_Problem statement:_ Search the material for the string "React" and copy each line where it occurs.

^^^^

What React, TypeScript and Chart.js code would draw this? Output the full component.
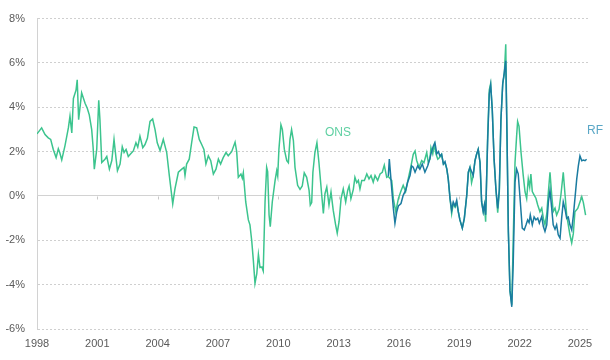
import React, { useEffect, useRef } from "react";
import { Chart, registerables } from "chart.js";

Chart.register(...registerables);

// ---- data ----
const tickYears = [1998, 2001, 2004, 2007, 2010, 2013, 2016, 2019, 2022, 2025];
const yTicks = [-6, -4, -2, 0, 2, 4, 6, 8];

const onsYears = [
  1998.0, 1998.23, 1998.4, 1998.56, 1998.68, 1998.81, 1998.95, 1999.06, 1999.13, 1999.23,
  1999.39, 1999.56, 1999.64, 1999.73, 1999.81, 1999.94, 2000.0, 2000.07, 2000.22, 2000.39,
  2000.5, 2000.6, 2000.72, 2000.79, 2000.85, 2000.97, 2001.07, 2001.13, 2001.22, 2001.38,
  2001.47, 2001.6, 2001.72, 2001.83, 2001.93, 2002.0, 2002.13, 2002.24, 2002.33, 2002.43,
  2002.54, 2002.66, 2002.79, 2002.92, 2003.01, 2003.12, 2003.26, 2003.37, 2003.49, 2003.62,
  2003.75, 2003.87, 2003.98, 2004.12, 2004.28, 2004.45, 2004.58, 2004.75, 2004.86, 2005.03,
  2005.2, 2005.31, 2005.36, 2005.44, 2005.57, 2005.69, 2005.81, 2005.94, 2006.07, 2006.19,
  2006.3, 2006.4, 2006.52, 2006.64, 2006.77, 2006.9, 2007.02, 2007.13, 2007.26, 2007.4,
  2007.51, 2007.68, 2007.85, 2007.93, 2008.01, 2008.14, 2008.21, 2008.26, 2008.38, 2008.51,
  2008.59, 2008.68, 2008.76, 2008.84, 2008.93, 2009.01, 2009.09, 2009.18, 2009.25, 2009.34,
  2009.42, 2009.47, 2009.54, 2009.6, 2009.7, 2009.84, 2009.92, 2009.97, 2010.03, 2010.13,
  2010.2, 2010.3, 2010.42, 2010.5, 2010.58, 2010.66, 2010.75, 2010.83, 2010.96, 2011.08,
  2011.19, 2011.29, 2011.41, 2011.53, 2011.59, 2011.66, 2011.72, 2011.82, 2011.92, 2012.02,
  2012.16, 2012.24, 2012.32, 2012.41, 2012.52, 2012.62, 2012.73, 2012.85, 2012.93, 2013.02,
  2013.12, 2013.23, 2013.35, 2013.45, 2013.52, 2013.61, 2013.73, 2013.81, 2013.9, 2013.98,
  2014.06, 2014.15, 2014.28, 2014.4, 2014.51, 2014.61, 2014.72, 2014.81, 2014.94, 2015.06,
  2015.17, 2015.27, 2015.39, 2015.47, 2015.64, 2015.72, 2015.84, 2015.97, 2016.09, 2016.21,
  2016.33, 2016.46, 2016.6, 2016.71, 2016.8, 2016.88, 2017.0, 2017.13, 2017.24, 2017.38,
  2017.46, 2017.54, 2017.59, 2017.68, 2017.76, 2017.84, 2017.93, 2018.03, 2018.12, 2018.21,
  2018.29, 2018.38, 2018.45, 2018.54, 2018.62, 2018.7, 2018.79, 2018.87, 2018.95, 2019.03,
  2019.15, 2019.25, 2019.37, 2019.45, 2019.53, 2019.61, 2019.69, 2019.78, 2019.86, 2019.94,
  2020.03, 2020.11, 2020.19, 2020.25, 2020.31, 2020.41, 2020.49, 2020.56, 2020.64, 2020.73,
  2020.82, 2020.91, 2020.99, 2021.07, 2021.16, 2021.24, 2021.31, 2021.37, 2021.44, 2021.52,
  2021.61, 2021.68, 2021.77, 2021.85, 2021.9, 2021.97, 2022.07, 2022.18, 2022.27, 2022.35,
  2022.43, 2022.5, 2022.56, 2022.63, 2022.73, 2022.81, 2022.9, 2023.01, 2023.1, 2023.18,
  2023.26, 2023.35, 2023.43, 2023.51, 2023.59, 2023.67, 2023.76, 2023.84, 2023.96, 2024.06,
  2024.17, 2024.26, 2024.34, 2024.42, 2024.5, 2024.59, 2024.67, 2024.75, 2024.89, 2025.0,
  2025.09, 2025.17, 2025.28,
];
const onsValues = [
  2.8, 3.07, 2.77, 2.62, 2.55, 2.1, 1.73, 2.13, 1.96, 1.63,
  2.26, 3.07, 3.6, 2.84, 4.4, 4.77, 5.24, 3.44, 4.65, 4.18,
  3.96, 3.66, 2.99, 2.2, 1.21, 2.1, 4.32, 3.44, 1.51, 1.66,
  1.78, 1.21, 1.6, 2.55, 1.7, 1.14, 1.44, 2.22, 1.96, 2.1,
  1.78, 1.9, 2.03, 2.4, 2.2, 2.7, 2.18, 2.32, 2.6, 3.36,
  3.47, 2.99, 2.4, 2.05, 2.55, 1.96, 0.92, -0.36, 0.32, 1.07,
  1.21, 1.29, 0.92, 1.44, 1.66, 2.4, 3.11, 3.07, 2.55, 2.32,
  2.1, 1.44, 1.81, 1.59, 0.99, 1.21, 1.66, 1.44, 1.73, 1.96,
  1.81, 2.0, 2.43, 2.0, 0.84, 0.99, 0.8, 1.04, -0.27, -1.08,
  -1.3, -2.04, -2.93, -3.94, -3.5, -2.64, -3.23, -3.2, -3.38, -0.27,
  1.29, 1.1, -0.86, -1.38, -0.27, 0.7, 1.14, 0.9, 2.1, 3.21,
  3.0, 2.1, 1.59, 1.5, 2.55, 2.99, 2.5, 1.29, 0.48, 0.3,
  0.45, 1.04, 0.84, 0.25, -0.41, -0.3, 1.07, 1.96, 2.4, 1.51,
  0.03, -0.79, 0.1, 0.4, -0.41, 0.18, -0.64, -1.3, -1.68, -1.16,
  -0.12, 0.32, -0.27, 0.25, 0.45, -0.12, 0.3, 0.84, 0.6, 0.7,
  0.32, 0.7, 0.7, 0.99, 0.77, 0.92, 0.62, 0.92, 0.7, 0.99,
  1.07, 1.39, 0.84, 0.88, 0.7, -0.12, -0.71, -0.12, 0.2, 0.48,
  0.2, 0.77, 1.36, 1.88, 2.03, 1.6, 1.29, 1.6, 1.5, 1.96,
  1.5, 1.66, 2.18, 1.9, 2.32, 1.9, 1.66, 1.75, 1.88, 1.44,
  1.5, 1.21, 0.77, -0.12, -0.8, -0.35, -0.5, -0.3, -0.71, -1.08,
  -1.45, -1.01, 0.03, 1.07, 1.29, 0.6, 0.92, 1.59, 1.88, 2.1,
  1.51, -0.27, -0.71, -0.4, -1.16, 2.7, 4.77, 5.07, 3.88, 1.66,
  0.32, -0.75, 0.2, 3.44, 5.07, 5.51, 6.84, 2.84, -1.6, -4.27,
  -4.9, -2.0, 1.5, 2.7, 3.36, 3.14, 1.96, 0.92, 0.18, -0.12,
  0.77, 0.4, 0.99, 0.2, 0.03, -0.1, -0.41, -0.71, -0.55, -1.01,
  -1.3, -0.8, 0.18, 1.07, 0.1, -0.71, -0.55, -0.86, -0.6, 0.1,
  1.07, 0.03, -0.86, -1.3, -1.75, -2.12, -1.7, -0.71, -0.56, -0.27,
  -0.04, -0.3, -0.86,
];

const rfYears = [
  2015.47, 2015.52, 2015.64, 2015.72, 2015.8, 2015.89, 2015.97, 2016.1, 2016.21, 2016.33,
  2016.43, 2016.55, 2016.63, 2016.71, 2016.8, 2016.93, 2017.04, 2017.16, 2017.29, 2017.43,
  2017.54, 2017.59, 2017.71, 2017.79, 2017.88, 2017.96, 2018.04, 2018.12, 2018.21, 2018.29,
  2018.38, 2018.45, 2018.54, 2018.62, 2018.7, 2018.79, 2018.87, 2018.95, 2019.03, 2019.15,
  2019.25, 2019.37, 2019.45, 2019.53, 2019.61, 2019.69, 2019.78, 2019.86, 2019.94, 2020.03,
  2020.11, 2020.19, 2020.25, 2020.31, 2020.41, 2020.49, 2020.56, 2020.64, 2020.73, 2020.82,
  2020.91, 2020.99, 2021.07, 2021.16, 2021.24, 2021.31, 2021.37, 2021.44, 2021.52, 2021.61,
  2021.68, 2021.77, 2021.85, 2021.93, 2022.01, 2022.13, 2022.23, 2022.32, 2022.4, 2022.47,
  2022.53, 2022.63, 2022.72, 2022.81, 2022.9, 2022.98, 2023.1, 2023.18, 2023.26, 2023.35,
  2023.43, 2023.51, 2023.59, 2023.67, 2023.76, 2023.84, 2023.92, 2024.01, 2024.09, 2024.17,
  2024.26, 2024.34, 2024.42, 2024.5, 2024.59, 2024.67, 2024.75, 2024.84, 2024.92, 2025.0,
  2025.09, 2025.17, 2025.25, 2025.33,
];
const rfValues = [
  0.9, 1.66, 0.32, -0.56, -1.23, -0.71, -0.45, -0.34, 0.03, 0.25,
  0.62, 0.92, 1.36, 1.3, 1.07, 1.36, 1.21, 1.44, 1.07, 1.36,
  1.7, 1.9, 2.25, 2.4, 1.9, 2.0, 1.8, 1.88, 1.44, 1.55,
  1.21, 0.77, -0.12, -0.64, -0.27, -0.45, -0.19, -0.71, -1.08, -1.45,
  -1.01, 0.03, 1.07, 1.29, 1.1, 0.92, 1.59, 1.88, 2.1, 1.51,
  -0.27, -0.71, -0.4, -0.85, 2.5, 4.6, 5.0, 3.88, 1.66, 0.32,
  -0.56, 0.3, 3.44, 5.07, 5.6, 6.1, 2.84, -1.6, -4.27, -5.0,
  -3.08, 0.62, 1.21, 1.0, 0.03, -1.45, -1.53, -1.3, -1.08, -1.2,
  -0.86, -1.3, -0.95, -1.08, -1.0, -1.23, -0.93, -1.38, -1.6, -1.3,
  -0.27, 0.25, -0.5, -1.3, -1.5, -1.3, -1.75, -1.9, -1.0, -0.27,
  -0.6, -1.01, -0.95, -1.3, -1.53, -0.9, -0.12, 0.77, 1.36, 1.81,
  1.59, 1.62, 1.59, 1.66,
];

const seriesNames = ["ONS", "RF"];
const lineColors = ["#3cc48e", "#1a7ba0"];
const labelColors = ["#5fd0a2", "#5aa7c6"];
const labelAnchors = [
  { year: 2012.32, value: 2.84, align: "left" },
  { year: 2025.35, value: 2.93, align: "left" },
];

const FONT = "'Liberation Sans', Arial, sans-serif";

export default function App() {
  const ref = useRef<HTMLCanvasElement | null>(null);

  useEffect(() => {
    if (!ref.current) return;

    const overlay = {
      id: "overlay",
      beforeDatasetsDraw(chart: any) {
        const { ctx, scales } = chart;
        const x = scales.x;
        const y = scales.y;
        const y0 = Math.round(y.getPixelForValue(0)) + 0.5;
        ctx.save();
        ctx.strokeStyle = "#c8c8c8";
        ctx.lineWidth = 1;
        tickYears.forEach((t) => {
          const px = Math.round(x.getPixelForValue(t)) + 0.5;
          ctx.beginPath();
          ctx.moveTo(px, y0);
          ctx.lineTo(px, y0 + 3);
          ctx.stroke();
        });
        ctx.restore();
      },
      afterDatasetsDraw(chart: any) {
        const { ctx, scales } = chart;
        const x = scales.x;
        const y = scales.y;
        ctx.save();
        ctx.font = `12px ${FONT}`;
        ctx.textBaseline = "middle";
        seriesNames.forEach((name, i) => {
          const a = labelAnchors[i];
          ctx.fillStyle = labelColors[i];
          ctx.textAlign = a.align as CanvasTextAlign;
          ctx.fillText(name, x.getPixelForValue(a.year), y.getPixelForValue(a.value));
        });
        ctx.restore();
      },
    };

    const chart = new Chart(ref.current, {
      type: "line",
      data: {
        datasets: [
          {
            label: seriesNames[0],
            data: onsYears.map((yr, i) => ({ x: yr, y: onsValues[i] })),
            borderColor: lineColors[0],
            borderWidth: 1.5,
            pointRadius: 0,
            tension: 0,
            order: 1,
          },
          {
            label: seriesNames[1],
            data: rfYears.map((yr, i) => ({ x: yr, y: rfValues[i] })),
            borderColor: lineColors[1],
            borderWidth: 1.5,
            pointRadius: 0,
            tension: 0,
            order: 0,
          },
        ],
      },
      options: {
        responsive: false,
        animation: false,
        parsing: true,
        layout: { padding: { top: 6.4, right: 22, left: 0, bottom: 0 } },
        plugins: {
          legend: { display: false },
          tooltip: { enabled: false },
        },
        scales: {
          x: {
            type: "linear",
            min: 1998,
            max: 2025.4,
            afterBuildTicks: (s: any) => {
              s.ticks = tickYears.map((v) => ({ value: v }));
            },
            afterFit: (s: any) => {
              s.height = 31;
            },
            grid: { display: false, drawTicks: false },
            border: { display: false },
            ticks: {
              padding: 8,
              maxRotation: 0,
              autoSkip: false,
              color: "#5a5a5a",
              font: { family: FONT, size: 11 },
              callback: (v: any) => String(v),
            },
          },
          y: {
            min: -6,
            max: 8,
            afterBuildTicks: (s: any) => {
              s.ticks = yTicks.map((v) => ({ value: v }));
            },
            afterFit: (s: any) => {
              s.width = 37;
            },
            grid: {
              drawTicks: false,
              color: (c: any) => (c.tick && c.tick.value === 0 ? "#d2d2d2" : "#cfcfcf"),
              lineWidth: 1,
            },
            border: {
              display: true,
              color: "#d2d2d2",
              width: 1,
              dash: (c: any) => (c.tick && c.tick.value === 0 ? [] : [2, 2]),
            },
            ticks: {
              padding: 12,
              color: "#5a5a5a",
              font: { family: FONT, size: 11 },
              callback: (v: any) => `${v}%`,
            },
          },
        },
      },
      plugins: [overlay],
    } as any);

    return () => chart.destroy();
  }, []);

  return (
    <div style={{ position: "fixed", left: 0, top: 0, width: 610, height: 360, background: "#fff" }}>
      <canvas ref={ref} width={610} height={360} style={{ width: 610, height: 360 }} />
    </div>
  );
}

^^^^

_Solution to this problem:_
What React, TypeScript and Chart.js code would draw this? Output the full component.
import React, { useEffect, useRef } from "react";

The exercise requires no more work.